— Start of DATA SEGMENT —

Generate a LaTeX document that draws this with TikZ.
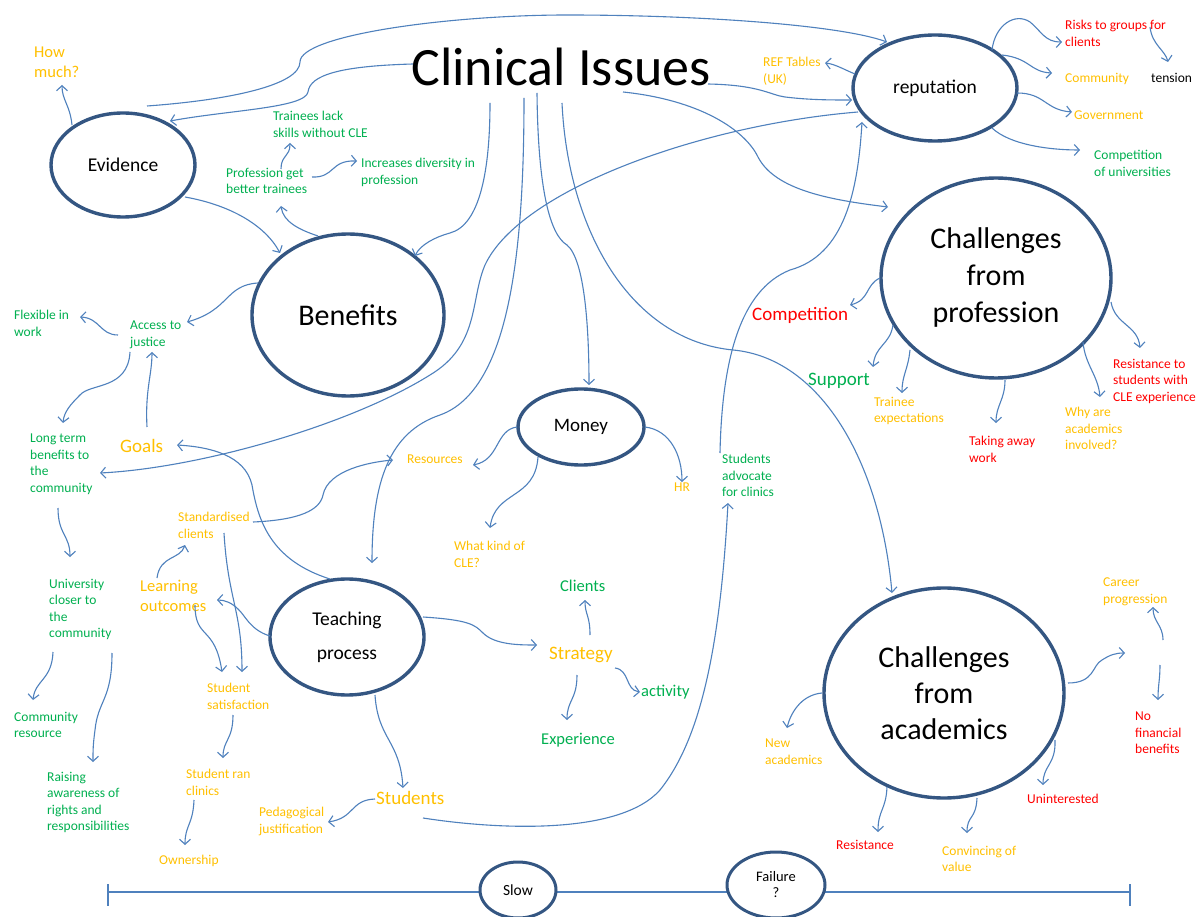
\documentclass[tikz,border=0pt]{standalone}
\usepackage{fontspec}
\setmainfont{Carlito}
\usetikzlibrary{shapes.geometric,arrows.meta,calc}
\definecolor{lblue}{RGB}{79,129,189}
\definecolor{eblue}{RGB}{52,86,130}
\definecolor{gr}{RGB}{0,176,80}
\definecolor{og}{RGB}{255,192,0}
\definecolor{rd}{RGB}{255,0,0}
\begin{document}
\begin{tikzpicture}[x=1pt,y=-1pt,
  conn/.style={draw=lblue, line width=1.1pt, -{Straight Barb[length=5pt,width=11pt]}},
  bub/.style={ellipse, draw=eblue, line width=3.4pt, inner sep=0pt, align=center, text=black},
  lbl/.style={anchor=north west, inner sep=0pt, align=left},
  sm/.style={lbl, font=\fontsize{13.5}{16.5}\selectfont},
  md/.style={lbl, font=\fontsize{16.5}{20}\selectfont},
  lg/.style={lbl, font=\fontsize{19}{23}\selectfont}]
\fill[white] (0,0) rectangle (1203,917);
\useasboundingbox (0,0) rectangle (1203,917);

% timeline (drawn first, the bubbles on it are filled white)
\coordinate (tl0) at (108,892);
\coordinate (tl1) at (1130,892);
\draw[draw=lblue, line width=1.1pt] (tl0) -- (tl1);
\draw[draw=lblue, line width=1.1pt] ($(tl0)+(0,-8)$) -- ($(tl0)+(0,14)$);
\draw[draw=lblue, line width=1.1pt] ($(tl1)+(0,-8)$) -- ($(tl1)+(0,14)$);

% title
\node[font=\fontsize{54}{60}\selectfont, inner sep=0pt, anchor=base] (ci) at (561,86) {Clinical Issues};

% ellipses
\node[bub, minimum width=144pt, minimum height=104pt, font=\fontsize{19.5}{24}\selectfont] (evid) at (123,165) {Evidence};
\node[bub, minimum width=192pt, minimum height=162pt, font=\fontsize{30}{36}\selectfont] (benef) at (348,315) {Benefits};
\node[bub, minimum width=164pt, minimum height=106pt, font=\fontsize{19.5}{24}\selectfont] (rep) at (935,88) {reputation};
\node[bub, minimum width=230pt, minimum height=200pt, font=\fontsize{30}{37}\selectfont] (cprof) at (996,278) {Challenges\\from\\profession};
\node[bub, minimum width=126pt, minimum height=76pt, font=\fontsize{19}{24}\selectfont] (money) at (581,427) {Money};
\node[bub, minimum width=154pt, minimum height=116pt, font=\fontsize{19.5}{34}\selectfont] (teach) at (347,637) {Teaching\\process};
\node[bub, minimum width=240pt, minimum height=210pt, font=\fontsize{30}{36}\selectfont] (cacad) at (944,693) {Challenges\\from\\academics};
\node[bub, fill=white, minimum width=76pt, minimum height=56pt, line width=3pt, font=\fontsize{15.5}{19}\selectfont] (slow) at (518,890) {Slow};
\node[bub, fill=white, minimum width=98pt, minimum height=66pt, line width=3pt, font=\fontsize{14.5}{16}\selectfont] (fail) at (776,885) {Failure\\?};

% labels
\node[md, text=og] (howmuch) at (34,47) {How\\much?};
\node[sm, text=gr] (tlack) at (273,111) {Trainees lack\\skills without CLE};
\node[sm, text=gr] (pgbt) at (226,168) {Profession get\\better trainees};
\node[sm, text=gr] (incdiv) at (361,158) {Increases diversity in\\profession};
\node[sm, text=og] (ref) at (763,57) {REF Tables\\(UK)};
\node[sm, text=rd] (risks) at (1065,20) {Risks to groups for\\clients};
\node[sm, text=og] (comm) at (1065,73) {Community};
\node[sm, text=black] (tension) at (1151,73) {tension};
\node[sm, text=og] (gov) at (1074,111) {Government};
\node[sm, text=gr] (compuni) at (1094,150) {Competition\\of universities};
\node[lg, text=rd] (competition) at (752,307) {Competition};
\node[lg, text=gr] (support) at (808,373) {Support};
\node[sm, text=og] (trainexp) at (874,397) {Trainee\\expectations};
\node[sm, text=rd] (taking) at (969,436) {Taking away\\work};
\node[sm, text=og] (whyare) at (1065,407) {Why are\\academics\\involved?};
\node[sm, text=rd] (resist2) at (1113,359) {Resistance to\\students with\\CLE experience};
\node[sm, text=gr] (flex) at (14,310) {Flexible in\\work};
\node[sm, text=gr] (access) at (130,321) {Access to\\justice};
\node[sm, text=gr] (longterm) at (30,434) {Long term\\benefits to\\the\\community};
\node[lg, text=og] (goals) at (120,439) {Goals};
\node[sm, text=og] (resources) at (407,455) {Resources};
\node[sm, text=og] (hr) at (674,483) {HR};
\node[sm, text=og] (whatkind) at (454,541) {What kind of\\CLE?};
\node[sm, text=gr] (advocate) at (722,454) {Students\\advocate\\for clinics};
\node[sm, text=og] (standard) at (178,512) {Standardised\\clients};
\node[md, text=og] (learning) at (140,580) {Learning\\outcomes};
\node[sm, text=gr] (univ) at (49,579) {University\\closer to\\the\\community};
\node[sm, text=gr] (commres) at (14,712) {Community\\resource};
\node[sm, text=gr] (raising) at (47,772) {Raising\\awareness of\\rights and\\responsibilities};
\node[sm, text=og] (studsat) at (207,683) {Student\\satisfaction};
\node[sm, text=og] (studran) at (186,769) {Student ran\\clinics};
\node[sm, text=og] (ownership) at (159,855) {Ownership};
\node[sm, text=og] (pedag) at (259,807) {Pedagogical\\justification};
\node[lg, text=og] (students) at (376,791) {Students};
\node[md, text=gr] (clients) at (560,580) {Clients};
\node[lg, text=og] (strategy) at (549,647) {Strategy};
\node[md, text=gr] (activity) at (641,685) {activity};
\node[md, text=gr] (experience) at (541,733) {Experience};
\node[sm, text=og] (career) at (1103,578) {Career\\progression};
\node[sm, text=rd] (nofin) at (1135,712) {No\\financial\\benefits};
\node[sm, text=og] (newacad) at (765,739) {New\\academics};
\node[sm, text=rd] (resistance) at (836,840) {Resistance};
\node[sm, text=og] (convincing) at (942,846) {Convincing of\\value};
\node[sm, text=rd] (uninterested) at (1027,794) {Uninterested};

% connectors
\draw[conn] ($(evid)+(24,-59)$) .. controls (230,100) and (300,85) .. (300,62) .. controls (300,35) and (450,15) .. (567,15) .. controls (700,15) and (840,25) .. ($(rep)+(-48,-46)$);
\draw[conn] ($(ci.base)+(-148,-22)$) .. controls (340,66) and (310,75) .. (308,92) .. controls (305,108) and (230,110) .. ($(evid)+(47,-44)$);
\draw[conn] ($(ci.base)+(-71,17)$) .. controls (490,170) and (480,225) .. (450,233) .. controls (435,237) and (420,245) .. ($(benef)+(67,-59)$);
\draw[conn] ($(ci.base)+(-37,12)$) .. controls (524,250) and (510,390) .. (440,415) .. controls (390,432) and (372,480) .. ($(teach)+(25,-74)$);
\draw[conn] ($(ci.base)+(-24,7)$) .. controls (538,190) and (550,235) .. (567,245) .. controls (585,260) and (589,330) .. ($(money)+(8,-42)$);
\draw[conn] ($(ci.base)+(1,17)$) .. controls (568,230) and (630,340) .. (733,350) .. controls (820,358) and (880,460) .. ($(cacad)+(-52,-100)$);
\draw[conn] ($(ci.base)+(62,6)$) .. controls (700,100) and (745,130) .. (758,157) .. controls (775,190) and (830,200) .. ($(cprof)+(-108,-71)$);
\draw[conn] ($(ci.base)+(147,-2)$) .. controls (760,85) and (770,95) .. (785,97) .. controls (810,100) and (830,100) .. ($(rep)+(-83,12)$);
\draw[conn] ($(rep)+(-77,24)$) .. controls (700,125) and (520,190) .. (485,265) .. controls (470,300) and (480,345) .. (430,375) .. controls (350,425) and (200,468) .. ($(longterm.north west)+(70,39)$);
\draw[conn] ($(advocate.north west)+(-2,-1)$) .. controls (722,360) and (740,290) .. (790,270) .. controls (845,255) and (858,190) .. ($(rep)+(-73,34)$);
\draw[conn] ($(students.north west)+(47,27)$) .. controls (500,830) and (620,835) .. (660,790) .. controls (700,740) and (720,650) .. ($(advocate.north west)+(6,49)$);
\draw[conn] ($(evid)+(62,32)$) .. controls (230,205) and (265,225) .. ($(benef)+(-68,-62)$);
\draw[conn] ($(benef)+(-30,-79)$) .. controls (300,230) and (283,222) .. ($(pgbt.north west)+(55,38)$);
\draw[conn] ($(pgbt.north west)+(55,1)$) .. controls (281,155) and (290,157) .. ($(tlack.north west)+(17,32)$);
\draw[conn] ($(pgbt.north west)+(86,9)$) .. controls (335,178) and (330,160) .. ($(incdiv.north west)+(-4,3)$);
\draw[conn] ($(evid)+(-51,-40)$) .. controls (70,105) and (62,100) .. ($(howmuch.north west)+(28,38)$);
\draw[conn] ($(rep)+(-80,-14)$) .. controls (845,70) and (835,64) .. ($(ref.north west)+(62,6)$);
\draw[conn] ($(rep)+(57,-38)$) .. controls (995,25) and (1015,12) .. (1030,22) .. controls (1042,32) and (1045,42) .. ($(risks.north west)+(-3,22)$);
\draw[conn] ($(risks.north west)+(85,7)$) .. controls (1152,45) and (1165,50) .. ($(tension.north west)+(17,-11)$);
\draw[conn] ($(rep)+(67,-33)$) .. controls (1030,58) and (1030,72) .. ($(comm.north west)+(-13,0)$);
\draw[conn] ($(rep)+(82,5)$) .. controls (1045,93) and (1045,110) .. ($(gov.north west)+(-2,1)$);
\draw[conn] ($(rep)+(57,40)$) .. controls (1010,145) and (1050,150) .. ($(compuni.north west)+(-14,0)$);
\draw[conn] ($(cprof)+(-116,0)$) .. controls (865,285) and (870,300) .. ($(competition.north west)+(98,-2)$);
\draw[conn] ($(cprof)+(-103,47)$) .. controls (890,345) and (875,345) .. ($(support.north west)+(65,-6)$);
\draw[conn] ($(cprof)+(-86,72)$) .. controls (908,370) and (902,375) .. ($(trainexp.north west)+(28,-4)$);
\draw[conn] ($(cprof)+(9,102)$) .. controls (1005,400) and (996,405) .. ($(taking.north west)+(27,-13)$);
\draw[conn] ($(cprof)+(87,64)$) .. controls (1085,365) and (1098,375) .. ($(whyare.north west)+(35,-10)$);
\draw[conn] ($(cprof)+(115,24)$) .. controls (1115,325) and (1138,325) .. ($(resist2.north west)+(27,-11)$);
\draw[conn] ($(benef)+(-90,-32)$) .. controls (225,285) and (230,310) .. ($(access.north west)+(57,1)$);
\draw[conn] ($(access.north west)+(-12,14)$) .. controls (100,335) and (100,318) .. ($(flex.north west)+(66,7)$);
\draw[conn] ($(access.north west)+(0,31)$) .. controls (128,390) and (90,383) .. (80,395) .. controls (70,405) and (64,412) .. ($(longterm.north west)+(33,-11)$);
\draw[conn] ($(goals.north west)+(27,-12)$) .. controls (145,390) and (152,375) .. ($(access.north west)+(22,31)$);
\draw[conn] ($(teach)+(-17,-58)$) .. controls (270,560) and (258,520) .. (252,485) .. controls (245,455) and (210,447) .. ($(goals.north west)+(57,6)$);
\draw[conn] ($(standard.north west)+(75,10)$) .. controls (300,520) and (320,510) .. (323,495) .. controls (328,470) and (370,462) .. ($(resources.north west)+(-14,5)$);
\draw[conn] ($(learning.north west)+(17,-2)$) .. controls (160,555) and (180,560) .. ($(standard.north west)+(7,33)$);
\draw[conn] ($(teach)+(-77,-1)$) .. controls (250,630) and (245,615) .. (238,609) .. controls (232,603) and (225,600) .. ($(learning.north west)+(77,20)$);
\draw[conn] ($(standard.north west)+(46,21)$) .. controls (228,600) and (242,610) .. ($(studsat.north west)+(35,-11)$);
\draw[conn] ($(learning.north west)+(55,25)$) .. controls (195,640) and (215,625) .. ($(studsat.north west)+(15,-11)$);
\draw[conn] ($(studsat.north west)+(26,32)$) .. controls (233,740) and (223,740) .. ($(studran.north west)+(37,-11)$);
\draw[conn] ($(studran.north west)+(8,31)$) .. controls (193,825) and (185,825) .. ($(ownership.north west)+(26,-10)$);
\draw[conn] ($(teach)+(28,58)$) .. controls (378,740) and (400,740) .. ($(students.north west)+(27,-3)$);
\draw[conn] ($(students.north west)+(-1,8)$) .. controls (350,800) and (355,818) .. ($(pedag.north west)+(69,15)$);
\draw[conn] ($(teach)+(76,-20)$) .. controls (470,620) and (475,625) .. (483,633) .. controls (495,645) and (520,645) .. ($(strategy.north west)+(-12,-2)$);
\draw[conn] ($(strategy.north west)+(41,-12)$) .. controls (590,615) and (585,615) .. ($(clients.north west)+(25,20)$);
\draw[conn] ($(strategy.north west)+(66,21)$) .. controls (630,670) and (625,690) .. ($(activity.north west)+(-1,7)$);
\draw[conn] ($(strategy.north west)+(28,28)$) .. controls (577,700) and (567,700) .. ($(experience.north west)+(26,-13)$);
\draw[conn] ($(money)+(-64,0)$) .. controls (495,430) and (500,460) .. ($(resources.north west)+(66,10)$);
\draw[conn] ($(money)+(-43,30)$) .. controls (535,500) and (495,490) .. ($(whatkind.north west)+(36,-13)$);
\draw[conn] ($(money)+(64,0)$) .. controls (670,430) and (682,455) .. ($(hr.north west)+(8,-1)$);
\draw[conn] ($(cacad)+(-122,0)$) .. controls (800,695) and (790,715) .. ($(newacad.north west)+(22,-11)$);
\draw[conn] ($(cacad)+(-57,94)$) .. controls (886,810) and (878,810) .. ($(resistance.north west)+(42,-8)$);
\draw[conn] ($(cacad)+(33,105)$) .. controls (976,820) and (967,815) .. ($(convincing.north west)+(25,-13)$);
\draw[conn] ($(cacad)+(111,47)$) .. controls (1056,765) and (1043,765) .. ($(uninterested.north west)+(16,-9)$);
\coordinate (gap) at (1125,653);
\draw[conn] ($(cacad)+(124,-10)$) .. controls (1095,683) and (1092,665) .. (1102,660) .. controls (1110,655) and (1115,653) .. (gap);
\coordinate (cpfrom) at (1163,640);
\draw[conn] (cpfrom) .. controls (1163,625) and (1153,622) .. ($(career.north west)+(50,29)$);
\coordinate (nffrom) at (1160,665);
\draw[conn] (nffrom) .. controls (1160,680) and (1158,685) .. ($(nofin.north west)+(23,-12)$);
\draw[conn] ($(longterm.north west)+(28,74)$) .. controls (58,535) and (70,535) .. ($(univ.north west)+(21,-22)$);
\draw[conn] ($(univ.north west)+(4,73)$) .. controls (52,680) and (35,680) .. ($(commres.north west)+(19,-12)$);
\draw[conn] ($(univ.north west)+(63,74)$) .. controls (112,700) and (98,700) .. (95,730) .. controls (93,745) and (93,750) .. ($(raising.north west)+(46,-10)$);
\end{tikzpicture}
\end{document}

— End of DATA SEGMENT —

### WORK TO DO
Starting with the first line of the data above and ending with the line containing "($(tl1)+(0,-8)$) -- ($(tl1)+(0,14)$);", please restate every line exactly, leaving images out.

### EXERCISE RESPONSE
Generate a LaTeX document that draws this with TikZ.
\documentclass[tikz,border=0pt]{standalone}
\usepackage{fontspec}
\setmainfont{Carlito}
\usetikzlibrary{shapes.geometric,arrows.meta,calc}
\definecolor{lblue}{RGB}{79,129,189}
\definecolor{eblue}{RGB}{52,86,130}
\definecolor{gr}{RGB}{0,176,80}
\definecolor{og}{RGB}{255,192,0}
\definecolor{rd}{RGB}{255,0,0}
\begin{document}
\begin{tikzpicture}[x=1pt,y=-1pt,
  conn/.style={draw=lblue, line width=1.1pt, -{Straight Barb[length=5pt,width=11pt]}},
  bub/.style={ellipse, draw=eblue, line width=3.4pt, inner sep=0pt, align=center, text=black},
  lbl/.style={anchor=north west, inner sep=0pt, align=left},
  sm/.style={lbl, font=\fontsize{13.5}{16.5}\selectfont},
  md/.style={lbl, font=\fontsize{16.5}{20}\selectfont},
  lg/.style={lbl, font=\fontsize{19}{23}\selectfont}]
\fill[white] (0,0) rectangle (1203,917);
\useasboundingbox (0,0) rectangle (1203,917);

% timeline (drawn first, the bubbles on it are filled white)
\coordinate (tl0) at (108,892);
\coordinate (tl1) at (1130,892);
\draw[draw=lblue, line width=1.1pt] (tl0) -- (tl1);
\draw[draw=lblue, line width=1.1pt] ($(tl0)+(0,-8)$) -- ($(tl0)+(0,14)$);
\draw[draw=lblue, line width=1.1pt] ($(tl1)+(0,-8)$) -- ($(tl1)+(0,14)$);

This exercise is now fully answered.